[Records with drawing code]
==============================

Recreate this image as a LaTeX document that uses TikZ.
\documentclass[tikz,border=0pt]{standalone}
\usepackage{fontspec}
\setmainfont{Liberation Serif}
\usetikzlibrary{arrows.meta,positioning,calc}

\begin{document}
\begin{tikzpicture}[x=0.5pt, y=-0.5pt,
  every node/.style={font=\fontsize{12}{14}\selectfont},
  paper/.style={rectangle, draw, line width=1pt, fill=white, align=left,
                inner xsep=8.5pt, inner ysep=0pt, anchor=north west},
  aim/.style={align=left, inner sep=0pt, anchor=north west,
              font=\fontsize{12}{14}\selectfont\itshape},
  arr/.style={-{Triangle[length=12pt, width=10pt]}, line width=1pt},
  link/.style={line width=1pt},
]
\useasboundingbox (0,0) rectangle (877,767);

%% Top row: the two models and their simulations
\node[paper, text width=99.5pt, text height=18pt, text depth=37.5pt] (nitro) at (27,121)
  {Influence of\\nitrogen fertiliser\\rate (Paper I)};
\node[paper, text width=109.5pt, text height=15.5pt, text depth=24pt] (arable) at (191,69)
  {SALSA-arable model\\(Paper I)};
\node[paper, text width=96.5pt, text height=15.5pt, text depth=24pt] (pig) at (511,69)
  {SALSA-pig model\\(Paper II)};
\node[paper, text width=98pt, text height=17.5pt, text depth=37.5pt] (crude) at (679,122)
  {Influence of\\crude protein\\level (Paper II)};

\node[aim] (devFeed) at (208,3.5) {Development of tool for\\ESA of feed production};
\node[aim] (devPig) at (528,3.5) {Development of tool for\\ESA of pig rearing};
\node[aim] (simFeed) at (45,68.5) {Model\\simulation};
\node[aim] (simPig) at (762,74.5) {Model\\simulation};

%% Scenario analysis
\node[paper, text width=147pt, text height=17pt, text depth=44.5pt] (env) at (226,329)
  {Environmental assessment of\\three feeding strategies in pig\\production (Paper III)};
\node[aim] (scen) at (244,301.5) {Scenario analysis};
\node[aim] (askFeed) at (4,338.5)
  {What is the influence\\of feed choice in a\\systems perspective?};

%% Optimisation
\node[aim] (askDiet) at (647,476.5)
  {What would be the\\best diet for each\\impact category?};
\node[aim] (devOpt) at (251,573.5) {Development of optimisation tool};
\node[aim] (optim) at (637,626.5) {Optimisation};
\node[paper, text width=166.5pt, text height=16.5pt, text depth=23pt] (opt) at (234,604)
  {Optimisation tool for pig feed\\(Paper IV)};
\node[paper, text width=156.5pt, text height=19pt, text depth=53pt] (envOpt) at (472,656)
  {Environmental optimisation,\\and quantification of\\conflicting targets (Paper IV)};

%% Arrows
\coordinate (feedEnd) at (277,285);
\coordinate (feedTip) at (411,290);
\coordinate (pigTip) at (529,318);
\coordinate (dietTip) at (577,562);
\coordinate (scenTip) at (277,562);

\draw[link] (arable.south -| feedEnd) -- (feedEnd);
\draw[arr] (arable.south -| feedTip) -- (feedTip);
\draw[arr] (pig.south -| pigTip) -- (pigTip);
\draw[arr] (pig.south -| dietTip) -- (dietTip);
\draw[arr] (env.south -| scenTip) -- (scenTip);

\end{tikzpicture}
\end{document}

==============================

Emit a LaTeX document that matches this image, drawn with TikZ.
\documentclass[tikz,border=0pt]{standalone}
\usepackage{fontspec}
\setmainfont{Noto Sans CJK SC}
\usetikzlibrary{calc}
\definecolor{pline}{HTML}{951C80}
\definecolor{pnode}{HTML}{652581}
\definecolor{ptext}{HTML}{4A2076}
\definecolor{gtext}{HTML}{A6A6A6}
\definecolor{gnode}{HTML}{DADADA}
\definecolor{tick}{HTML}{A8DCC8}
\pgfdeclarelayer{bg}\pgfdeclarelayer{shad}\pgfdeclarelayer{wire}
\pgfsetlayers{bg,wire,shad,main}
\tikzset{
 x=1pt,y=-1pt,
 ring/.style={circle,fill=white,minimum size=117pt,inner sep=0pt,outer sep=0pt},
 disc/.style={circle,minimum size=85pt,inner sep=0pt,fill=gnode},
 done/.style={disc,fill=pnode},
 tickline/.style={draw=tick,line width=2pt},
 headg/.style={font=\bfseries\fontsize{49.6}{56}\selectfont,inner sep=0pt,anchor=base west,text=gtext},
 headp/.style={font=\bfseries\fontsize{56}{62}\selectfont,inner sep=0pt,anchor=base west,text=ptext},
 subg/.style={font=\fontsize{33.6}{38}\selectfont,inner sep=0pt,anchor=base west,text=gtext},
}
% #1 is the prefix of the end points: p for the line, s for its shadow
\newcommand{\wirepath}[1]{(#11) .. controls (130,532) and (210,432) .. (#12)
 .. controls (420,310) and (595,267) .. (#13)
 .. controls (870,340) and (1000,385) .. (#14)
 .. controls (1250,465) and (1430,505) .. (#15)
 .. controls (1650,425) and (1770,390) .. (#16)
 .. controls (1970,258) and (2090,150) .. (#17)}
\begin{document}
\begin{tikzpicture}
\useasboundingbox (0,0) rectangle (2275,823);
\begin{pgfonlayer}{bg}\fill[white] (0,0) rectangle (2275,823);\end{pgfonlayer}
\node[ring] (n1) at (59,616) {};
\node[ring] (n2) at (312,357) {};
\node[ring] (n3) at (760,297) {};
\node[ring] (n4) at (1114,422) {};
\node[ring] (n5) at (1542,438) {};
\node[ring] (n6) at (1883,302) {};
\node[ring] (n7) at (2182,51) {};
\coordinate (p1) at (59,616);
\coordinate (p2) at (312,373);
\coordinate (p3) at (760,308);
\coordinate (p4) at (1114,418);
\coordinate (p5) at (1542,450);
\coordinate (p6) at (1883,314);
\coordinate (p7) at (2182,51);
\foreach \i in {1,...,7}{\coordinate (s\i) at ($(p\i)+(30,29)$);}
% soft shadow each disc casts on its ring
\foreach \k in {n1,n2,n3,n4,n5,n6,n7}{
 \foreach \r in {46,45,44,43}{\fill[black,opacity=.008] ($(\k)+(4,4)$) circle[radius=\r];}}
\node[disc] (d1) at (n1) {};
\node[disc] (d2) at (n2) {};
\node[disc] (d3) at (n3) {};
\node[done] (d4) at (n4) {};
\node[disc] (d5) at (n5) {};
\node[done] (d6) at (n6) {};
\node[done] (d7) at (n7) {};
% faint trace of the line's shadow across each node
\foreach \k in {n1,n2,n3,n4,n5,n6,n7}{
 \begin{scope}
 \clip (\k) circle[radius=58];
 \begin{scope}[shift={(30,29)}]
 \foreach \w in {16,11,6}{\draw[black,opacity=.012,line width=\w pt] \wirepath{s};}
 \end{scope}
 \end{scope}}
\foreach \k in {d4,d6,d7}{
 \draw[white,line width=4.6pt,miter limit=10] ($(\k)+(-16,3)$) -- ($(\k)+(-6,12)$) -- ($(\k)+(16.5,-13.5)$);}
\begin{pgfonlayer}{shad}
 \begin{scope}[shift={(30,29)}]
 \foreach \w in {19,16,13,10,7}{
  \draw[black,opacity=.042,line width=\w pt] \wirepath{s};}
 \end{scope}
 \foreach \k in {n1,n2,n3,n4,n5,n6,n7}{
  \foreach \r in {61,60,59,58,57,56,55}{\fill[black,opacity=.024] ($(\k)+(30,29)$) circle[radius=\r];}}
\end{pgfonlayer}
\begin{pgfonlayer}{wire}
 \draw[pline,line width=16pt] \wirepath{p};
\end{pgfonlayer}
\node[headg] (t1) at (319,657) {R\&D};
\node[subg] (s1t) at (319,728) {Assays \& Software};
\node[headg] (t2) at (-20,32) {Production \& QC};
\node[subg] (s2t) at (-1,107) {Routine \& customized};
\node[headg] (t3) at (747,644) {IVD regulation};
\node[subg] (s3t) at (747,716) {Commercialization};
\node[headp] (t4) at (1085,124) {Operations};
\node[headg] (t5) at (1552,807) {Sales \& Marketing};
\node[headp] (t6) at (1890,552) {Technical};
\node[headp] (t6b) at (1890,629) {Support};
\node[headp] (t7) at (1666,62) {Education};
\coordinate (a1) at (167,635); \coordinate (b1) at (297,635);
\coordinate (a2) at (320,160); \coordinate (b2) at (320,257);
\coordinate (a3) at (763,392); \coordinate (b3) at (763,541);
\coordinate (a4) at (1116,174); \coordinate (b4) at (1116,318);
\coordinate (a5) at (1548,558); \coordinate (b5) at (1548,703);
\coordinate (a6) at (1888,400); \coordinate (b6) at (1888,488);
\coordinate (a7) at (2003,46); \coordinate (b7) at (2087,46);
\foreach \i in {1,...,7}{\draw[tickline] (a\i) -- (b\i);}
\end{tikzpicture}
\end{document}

==============================

## What you need to do
Give again only the lines from the one bearing "Recreate this image" through the one bearing "of\\crude protein\\level (Paper", exactly as they stand.

## Finished exercise
Recreate this image as a LaTeX document that uses TikZ.
\documentclass[tikz,border=0pt]{standalone}
\usepackage{fontspec}
\setmainfont{Liberation Serif}
\usetikzlibrary{arrows.meta,positioning,calc}

\begin{document}
\begin{tikzpicture}[x=0.5pt, y=-0.5pt,
  every node/.style={font=\fontsize{12}{14}\selectfont},
  paper/.style={rectangle, draw, line width=1pt, fill=white, align=left,
                inner xsep=8.5pt, inner ysep=0pt, anchor=north west},
  aim/.style={align=left, inner sep=0pt, anchor=north west,
              font=\fontsize{12}{14}\selectfont\itshape},
  arr/.style={-{Triangle[length=12pt, width=10pt]}, line width=1pt},
  link/.style={line width=1pt},
]
\useasboundingbox (0,0) rectangle (877,767);

%% Top row: the two models and their simulations
\node[paper, text width=99.5pt, text height=18pt, text depth=37.5pt] (nitro) at (27,121)
  {Influence of\\nitrogen fertiliser\\rate (Paper I)};
\node[paper, text width=109.5pt, text height=15.5pt, text depth=24pt] (arable) at (191,69)
  {SALSA-arable model\\(Paper I)};
\node[paper, text width=96.5pt, text height=15.5pt, text depth=24pt] (pig) at (511,69)
  {SALSA-pig model\\(Paper II)};
\node[paper, text width=98pt, text height=17.5pt, text depth=37.5pt] (crude) at (679,122)
  {Influence of\\crude protein\\level (Paper II)};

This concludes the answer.